Marden author’s newest book explores ‘the healing power of music’

ELORA – Music is a pivotal part of 12-year-old Flora Parsons’ identity, and it serves as a safety net as she, and those around her, grapple with life’s challenges. 

Parsons is the main character in Jean Mill’s newest novel, After the Wallpaper Music. 

Mills has lived in Marden for the last 27 years and is the award-winning author of Skating Over Thin Ice, Larkin on the Shore, The Legend, Wingman, and Bliss Adair and the First Rule of Knitting (published by Red Deer Press and Orca Books). 

While most of her other work is young adult fiction, Mills opted to write her newest book for a middle grade audience, mostly because 12 felt like the perfect age for where Parsons is at in her life – before the onset of teenage woes. 

After the Wallpaper Music is published by Pajama Press. 

Mills published two novels with Nelson Canada in the ‘90s that were aimed at middle-grade readers and used as classroom novel studies. 

“I love that voice,” she said of writing for this age group, noting she uses the same language and word choices as for her other novels because “middle-grade readers are perfectly capable of reading and understanding,” but the story is “so much more focussed without distractions of teen life. 

“Big things happen in this story, sure – friendship struggles, illness, loss, new relationships – but younger readers will have no problem processing these issues. 

“It’s a story about kids sticking together, and, in the end, the healing power of music,” she said.  

Though the novel is aimed at middle grade readers, Mill encourages readers of all ages to check it out, noting some of the best feedback she has received has been from adult readers. 

“We were all kids once,” she laughed during an interview with the Advertiser at Magic Pebble Books in Elora. 

Mill tapped into her own childhood in crafting this novel, and said there are many parallels between herself and Parsons. 

“She’s me, basically,” she said, smiling.
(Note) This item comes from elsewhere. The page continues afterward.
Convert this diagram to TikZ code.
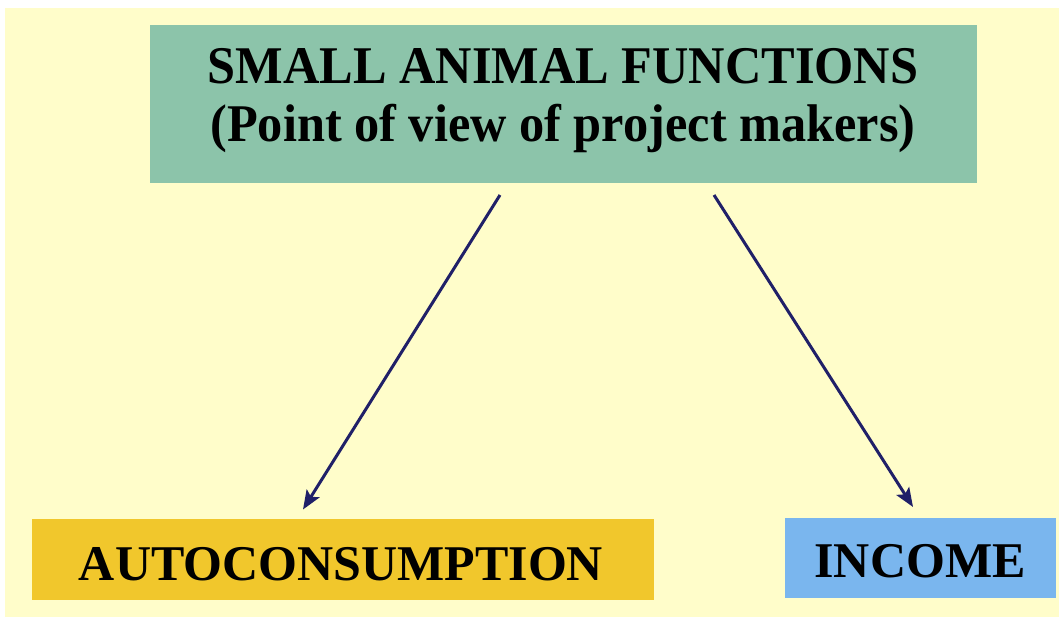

Music is closely interwoven in all aspects of Mill’s life, and it has served as a life raft for her just as it does for Parsons and other characters in After the Wallpaper Music. 

“I was a musical child,” Mills said, and music has continued to be an intrinsic part of who she is throughout her adulthood.

“I turn to music when I need to escape the world and  I turn to music when I want to be part of community. 

“It gives you something positive to hang on to,” Mills said. 

Mills describes Parsons as “a young violinist who is pulled in different personal and musical directions thanks to a Battle of the Bands competition.” 

Parsons plays first violin in a string quartet, joins a rock band for Battle of the Bands, and also taps into her east coast heritage when she plays her violin as a fiddle.  

Music connects her with her elderly aunt, as in the evenings she plays traditional Newfoundland tunes for her Auntie Flora. 

One of these tunes is an original piece that Mills, who has professional experience with song writing, created for the novel. 

“I wanted to use a traditional Newfoundland song called Sweet Forget-Me-Not as a pivotal moment in the story,” Mills said. “But the editor was hesitant to use a real song and suggested I wrote one of my own.   

“Time is a Fickle Friend was the result – simple and  short, but I hope it captures the spirit of traditional song that I was trying to convey.”   

When her Auntie Flora becomes ill during the story, Parsons has “a horrible feeling that she might lose her,” Mills said, which “seems to threaten everything – not just her family, but her music as well.” 

Music also serves as a guiding light for a new boy at school who Parsons plays music with, as he navigates the aftermath of a family tragedy, Mill said. 

Through music, everyone is offered a chance to move forward, she said. 

After the Wallpaper Music is available at Magic Pebble Books and through the Wellington County Library system.